PROBLEM DETAILS
Reproduce the listing word for word, leaving every picture behind.

— start of DATA BLOCK —

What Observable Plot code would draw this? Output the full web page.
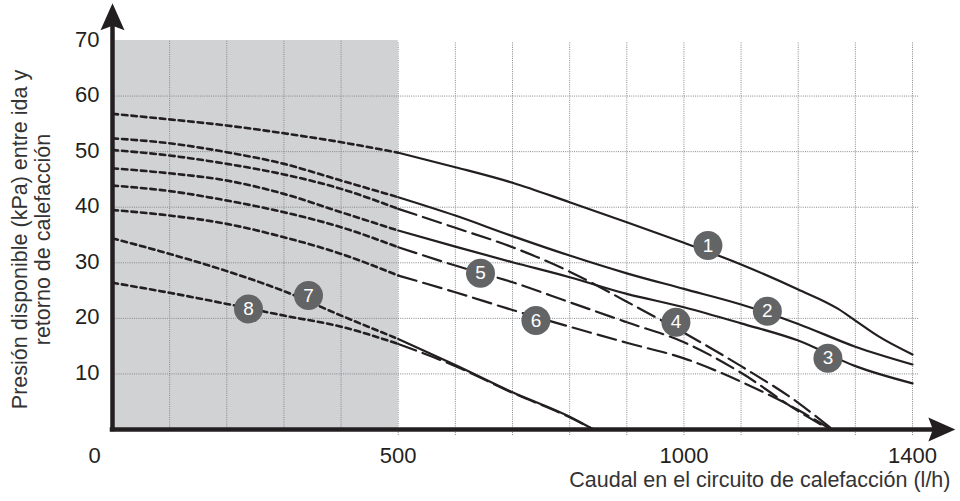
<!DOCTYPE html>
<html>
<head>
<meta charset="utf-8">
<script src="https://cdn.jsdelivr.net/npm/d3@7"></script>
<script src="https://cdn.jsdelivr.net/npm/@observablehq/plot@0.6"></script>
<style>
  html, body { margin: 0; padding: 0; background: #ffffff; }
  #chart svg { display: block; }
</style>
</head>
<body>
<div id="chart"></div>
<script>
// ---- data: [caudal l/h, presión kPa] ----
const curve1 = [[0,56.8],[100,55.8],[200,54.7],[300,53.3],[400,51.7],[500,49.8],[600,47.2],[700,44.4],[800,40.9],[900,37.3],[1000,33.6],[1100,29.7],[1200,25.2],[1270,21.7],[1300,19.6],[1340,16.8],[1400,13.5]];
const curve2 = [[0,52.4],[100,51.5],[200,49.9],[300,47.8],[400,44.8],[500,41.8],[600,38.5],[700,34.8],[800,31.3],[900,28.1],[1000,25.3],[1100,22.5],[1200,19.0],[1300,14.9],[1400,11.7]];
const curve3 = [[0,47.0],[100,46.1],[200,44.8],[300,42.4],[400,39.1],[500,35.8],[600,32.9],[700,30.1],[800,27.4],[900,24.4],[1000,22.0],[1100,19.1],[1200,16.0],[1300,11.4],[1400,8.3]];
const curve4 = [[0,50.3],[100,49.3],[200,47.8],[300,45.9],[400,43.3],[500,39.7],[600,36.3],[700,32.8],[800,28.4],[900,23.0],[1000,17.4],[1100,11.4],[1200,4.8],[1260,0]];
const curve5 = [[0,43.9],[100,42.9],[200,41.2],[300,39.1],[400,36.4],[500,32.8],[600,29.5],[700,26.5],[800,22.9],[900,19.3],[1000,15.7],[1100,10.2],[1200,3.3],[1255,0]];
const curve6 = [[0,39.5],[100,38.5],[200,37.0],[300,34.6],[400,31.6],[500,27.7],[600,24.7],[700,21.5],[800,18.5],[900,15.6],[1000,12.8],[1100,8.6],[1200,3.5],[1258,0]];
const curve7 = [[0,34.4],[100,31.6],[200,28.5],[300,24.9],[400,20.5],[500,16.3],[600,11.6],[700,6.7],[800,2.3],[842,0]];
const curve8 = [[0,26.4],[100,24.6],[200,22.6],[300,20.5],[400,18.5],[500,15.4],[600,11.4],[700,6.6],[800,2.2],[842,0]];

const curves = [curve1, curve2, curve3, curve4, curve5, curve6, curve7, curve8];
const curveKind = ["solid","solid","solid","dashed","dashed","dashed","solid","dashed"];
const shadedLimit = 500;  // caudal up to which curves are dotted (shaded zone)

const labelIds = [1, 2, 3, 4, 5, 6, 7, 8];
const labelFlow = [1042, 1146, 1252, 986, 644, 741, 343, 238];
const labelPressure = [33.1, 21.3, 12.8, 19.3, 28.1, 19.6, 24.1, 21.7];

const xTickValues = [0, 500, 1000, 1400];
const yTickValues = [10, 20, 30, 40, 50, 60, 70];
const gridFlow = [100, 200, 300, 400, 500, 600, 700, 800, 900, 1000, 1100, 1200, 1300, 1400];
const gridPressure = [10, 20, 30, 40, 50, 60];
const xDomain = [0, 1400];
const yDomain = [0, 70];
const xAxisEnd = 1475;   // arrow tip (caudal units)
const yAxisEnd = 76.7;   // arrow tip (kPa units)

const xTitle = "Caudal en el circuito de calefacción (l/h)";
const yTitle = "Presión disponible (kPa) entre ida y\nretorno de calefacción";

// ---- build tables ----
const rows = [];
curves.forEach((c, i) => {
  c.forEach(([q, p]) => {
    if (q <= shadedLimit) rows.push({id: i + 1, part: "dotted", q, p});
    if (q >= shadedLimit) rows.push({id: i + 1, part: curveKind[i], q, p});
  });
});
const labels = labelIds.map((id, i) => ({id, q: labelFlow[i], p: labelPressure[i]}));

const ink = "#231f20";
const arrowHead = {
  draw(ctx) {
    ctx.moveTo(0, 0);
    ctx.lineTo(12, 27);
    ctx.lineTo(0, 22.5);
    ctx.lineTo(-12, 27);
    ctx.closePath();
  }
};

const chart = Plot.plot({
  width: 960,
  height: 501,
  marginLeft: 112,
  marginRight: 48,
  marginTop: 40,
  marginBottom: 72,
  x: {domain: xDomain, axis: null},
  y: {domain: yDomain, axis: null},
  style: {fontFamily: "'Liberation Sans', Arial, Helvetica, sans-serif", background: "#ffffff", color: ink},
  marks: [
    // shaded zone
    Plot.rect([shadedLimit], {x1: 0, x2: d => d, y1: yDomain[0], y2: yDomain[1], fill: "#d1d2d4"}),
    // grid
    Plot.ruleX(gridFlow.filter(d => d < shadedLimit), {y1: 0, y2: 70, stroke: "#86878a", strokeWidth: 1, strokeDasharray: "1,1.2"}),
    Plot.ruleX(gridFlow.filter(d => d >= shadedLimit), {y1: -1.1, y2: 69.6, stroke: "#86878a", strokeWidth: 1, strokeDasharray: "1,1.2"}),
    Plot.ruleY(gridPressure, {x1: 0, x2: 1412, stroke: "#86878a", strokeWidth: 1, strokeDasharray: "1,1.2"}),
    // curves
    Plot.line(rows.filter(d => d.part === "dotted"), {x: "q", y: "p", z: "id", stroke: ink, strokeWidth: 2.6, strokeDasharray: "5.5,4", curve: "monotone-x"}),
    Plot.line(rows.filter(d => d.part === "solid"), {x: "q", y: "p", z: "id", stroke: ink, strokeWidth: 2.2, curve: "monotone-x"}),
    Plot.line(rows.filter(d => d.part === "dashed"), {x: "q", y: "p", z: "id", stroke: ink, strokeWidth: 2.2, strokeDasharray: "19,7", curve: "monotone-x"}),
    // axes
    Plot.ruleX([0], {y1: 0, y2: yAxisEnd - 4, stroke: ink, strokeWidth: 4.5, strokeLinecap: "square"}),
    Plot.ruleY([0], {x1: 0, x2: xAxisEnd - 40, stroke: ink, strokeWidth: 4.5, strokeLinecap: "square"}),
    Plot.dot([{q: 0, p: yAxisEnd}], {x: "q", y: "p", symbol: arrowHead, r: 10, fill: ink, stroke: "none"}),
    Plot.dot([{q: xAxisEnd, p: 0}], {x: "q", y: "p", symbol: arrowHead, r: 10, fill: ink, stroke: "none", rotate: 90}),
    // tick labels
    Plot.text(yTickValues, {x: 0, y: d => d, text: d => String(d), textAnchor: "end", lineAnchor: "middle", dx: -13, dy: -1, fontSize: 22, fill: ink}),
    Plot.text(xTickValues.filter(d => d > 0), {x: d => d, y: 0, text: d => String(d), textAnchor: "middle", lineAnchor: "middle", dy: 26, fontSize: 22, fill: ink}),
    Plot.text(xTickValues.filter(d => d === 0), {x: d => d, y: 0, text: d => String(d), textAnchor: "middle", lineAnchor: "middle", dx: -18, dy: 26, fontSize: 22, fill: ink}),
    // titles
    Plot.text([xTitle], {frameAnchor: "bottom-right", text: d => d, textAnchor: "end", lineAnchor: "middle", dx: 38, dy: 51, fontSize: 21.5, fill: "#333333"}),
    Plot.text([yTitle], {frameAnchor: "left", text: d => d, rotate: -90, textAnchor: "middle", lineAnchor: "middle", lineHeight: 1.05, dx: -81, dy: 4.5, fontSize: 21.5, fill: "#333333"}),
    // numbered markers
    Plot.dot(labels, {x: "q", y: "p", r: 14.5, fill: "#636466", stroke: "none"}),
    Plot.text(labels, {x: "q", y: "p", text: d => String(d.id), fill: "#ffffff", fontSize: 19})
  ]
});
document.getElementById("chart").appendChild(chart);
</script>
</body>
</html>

— end of DATA BLOCK —

REPLY
What Observable Plot code would draw this? Output the full web page.
<!DOCTYPE html>
<html>
<head>
<meta charset="utf-8">
<script src="https://cdn.jsdelivr.net/npm/d3@7"></script>
<script src="https://cdn.jsdelivr.net/npm/@observablehq/plot@0.6"></script>
<style>
  html, body { margin: 0; padding: 0; background: #ffffff; }
  #chart svg { display: block; }
</style>
</head>
<body>
<div id="chart"></div>
<script>
// ---- data: [caudal l/h, presión kPa] ----
const curve1 = [[0,56.8],[100,55.8],[200,54.7],[300,53.3],[400,51.7],[500,49.8],[600,47.2],[700,44.4],[800,40.9],[900,37.3],[1000,33.6],[1100,29.7],[1200,25.2],[1270,21.7],[1300,19.6],[1340,16.8],[1400,13.5]];
const curve2 = [[0,52.4],[100,51.5],[200,49.9],[300,47.8],[400,44.8],[500,41.8],[600,38.5],[700,34.8],[800,31.3],[900,28.1],[1000,25.3],[1100,22.5],[1200,19.0],[1300,14.9],[1400,11.7]];
const curve3 = [[0,47.0],[100,46.1],[200,44.8],[300,42.4],[400,39.1],[500,35.8],[600,32.9],[700,30.1],[800,27.4],[900,24.4],[1000,22.0],[1100,19.1],[1200,16.0],[1300,11.4],[1400,8.3]];
const curve4 = [[0,50.3],[100,49.3],[200,47.8],[300,45.9],[400,43.3],[500,39.7],[600,36.3],[700,32.8],[800,28.4],[900,23.0],[1000,17.4],[1100,11.4],[1200,4.8],[1260,0]];
const curve5 = [[0,43.9],[100,42.9],[200,41.2],[300,39.1],[400,36.4],[500,32.8],[600,29.5],[700,26.5],[800,22.9],[900,19.3],[1000,15.7],[1100,10.2],[1200,3.3],[1255,0]];
const curve6 = [[0,39.5],[100,38.5],[200,37.0],[300,34.6],[400,31.6],[500,27.7],[600,24.7],[700,21.5],[800,18.5],[900,15.6],[1000,12.8],[1100,8.6],[1200,3.5],[1258,0]];
const curve7 = [[0,34.4],[100,31.6],[200,28.5],[300,24.9],[400,20.5],[500,16.3],[600,11.6],[700,6.7],[800,2.3],[842,0]];
const curve8 = [[0,26.4],[100,24.6],[200,22.6],[300,20.5],[400,18.5],[500,15.4],[600,11.4],[700,6.6],[800,2.2],[842,0]];

const curves = [curve1, curve2, curve3, curve4, curve5, curve6, curve7, curve8];
const curveKind = ["solid","solid","solid","dashed","dashed","dashed","solid","dashed"];
const shadedLimit = 500;  // caudal up to which curves are dotted (shaded zone)

const labelIds = [1, 2, 3, 4, 5, 6, 7, 8];
const labelFlow = [1042, 1146, 1252, 986, 644, 741, 343, 238];
const labelPressure = [33.1, 21.3, 12.8, 19.3, 28.1, 19.6, 24.1, 21.7];

const xTickValues = [0, 500, 1000, 1400];
const yTickValues = [10, 20, 30, 40, 50, 60, 70];
const gridFlow = [100, 200, 300, 400, 500, 600, 700, 800, 900, 1000, 1100, 1200, 1300, 1400];
const gridPressure = [10, 20, 30, 40, 50, 60];
const xDomain = [0, 1400];
const yDomain = [0, 70];
const xAxisEnd = 1475;   // arrow tip (caudal units)
const yAxisEnd = 76.7;   // arrow tip (kPa units)

const xTitle = "Caudal en el circuito de calefacción (l/h)";
const yTitle = "Presión disponible (kPa) entre ida y\nretorno de calefacción";

// ---- build tables ----
const rows = [];
curves.forEach((c, i) => {
  c.forEach(([q, p]) => {
    if (q <= shadedLimit) rows.push({id: i + 1, part: "dotted", q, p});
    if (q >= shadedLimit) rows.push({id: i + 1, part: curveKind[i], q, p});
  });
});
const labels = labelIds.map((id, i) => ({id, q: labelFlow[i], p: labelPressure[i]}));

const ink = "#231f20";
const arrowHead = {
  draw(ctx) {
    ctx.moveTo(0, 0);
    ctx.lineTo(12, 27);
    ctx.lineTo(0, 22.5);
    ctx.lineTo(-12, 27);
    ctx.closePath();
  }
};

const chart = Plot.plot({
  width: 960,
  height: 501,
  marginLeft: 112,
  marginRight: 48,
  marginTop: 40,
  marginBottom: 72,
  x: {domain: xDomain, axis: null},
  y: {domain: yDomain, axis: null},
  style: {fontFamily: "'Liberation Sans', Arial, Helvetica, sans-serif", background: "#ffffff", color: ink},
  marks: [
    // shaded zone
    Plot.rect([shadedLimit], {x1: 0, x2: d => d, y1: yDomain[0], y2: yDomain[1], fill: "#d1d2d4"}),
    // grid
    Plot.ruleX(gridFlow.filter(d => d < shadedLimit), {y1: 0, y2: 70, stroke: "#86878a", strokeWidth: 1, strokeDasharray: "1,1.2"}),
    Plot.ruleX(gridFlow.filter(d => d >= shadedLimit), {y1: -1.1, y2: 69.6, stroke: "#86878a", strokeWidth: 1, strokeDasharray: "1,1.2"}),
    Plot.ruleY(gridPressure, {x1: 0, x2: 1412, stroke: "#86878a", strokeWidth: 1, strokeDasharray: "1,1.2"}),
    // curves
    Plot.line(rows.filter(d => d.part === "dotted"), {x: "q", y: "p", z: "id", stroke: ink, strokeWidth: 2.6, strokeDasharray: "5.5,4", curve: "monotone-x"}),
    Plot.line(rows.filter(d => d.part === "solid"), {x: "q", y: "p", z: "id", stroke: ink, strokeWidth: 2.2, curve: "monotone-x"}),
    Plot.line(rows.filter(d => d.part === "dashed"), {x: "q", y: "p", z: "id", stroke: ink, strokeWidth: 2.2, strokeDasharray: "19,7", curve: "monotone-x"}),
    // axes
    Plot.ruleX([0], {y1: 0, y2: yAxisEnd - 4, stroke: ink, strokeWidth: 4.5, strokeLinecap: "square"}),
    Plot.ruleY([0], {x1: 0, x2: xAxisEnd - 40, stroke: ink, strokeWidth: 4.5, strokeLinecap: "square"}),
    Plot.dot([{q: 0, p: yAxisEnd}], {x: "q", y: "p", symbol: arrowHead, r: 10, fill: ink, stroke: "none"}),
    Plot.dot([{q: xAxisEnd, p: 0}], {x: "q", y: "p", symbol: arrowHead, r: 10, fill: ink, stroke: "none", rotate: 90}),
    // tick labels
    Plot.text(yTickValues, {x: 0, y: d => d, text: d => String(d), textAnchor: "end", lineAnchor: "middle", dx: -13, dy: -1, fontSize: 22, fill: ink}),
    Plot.text(xTickValues.filter(d => d > 0), {x: d => d, y: 0, text: d => String(d), textAnchor: "middle", lineAnchor: "middle", dy: 26, fontSize: 22, fill: ink}),
    Plot.text(xTickValues.filter(d => d === 0), {x: d => d, y: 0, text: d => String(d), textAnchor: "middle", lineAnchor: "middle", dx: -18, dy: 26, fontSize: 22, fill: ink}),
    // titles
    Plot.text([xTitle], {frameAnchor: "bottom-right", text: d => d, textAnchor: "end", lineAnchor: "middle", dx: 38, dy: 51, fontSize: 21.5, fill: "#333333"}),
    Plot.text([yTitle], {frameAnchor: "left", text: d => d, rotate: -90, textAnchor: "middle", lineAnchor: "middle", lineHeight: 1.05, dx: -81, dy: 4.5, fontSize: 21.5, fill: "#333333"}),
    // numbered markers
    Plot.dot(labels, {x: "q", y: "p", r: 14.5, fill: "#636466", stroke: "none"}),
    Plot.text(labels, {x: "q", y: "p", text: d => String(d.id), fill: "#ffffff", fontSize: 19})
  ]
});
document.getElementById("chart").appendChild(chart);
</script>
</body>
</html>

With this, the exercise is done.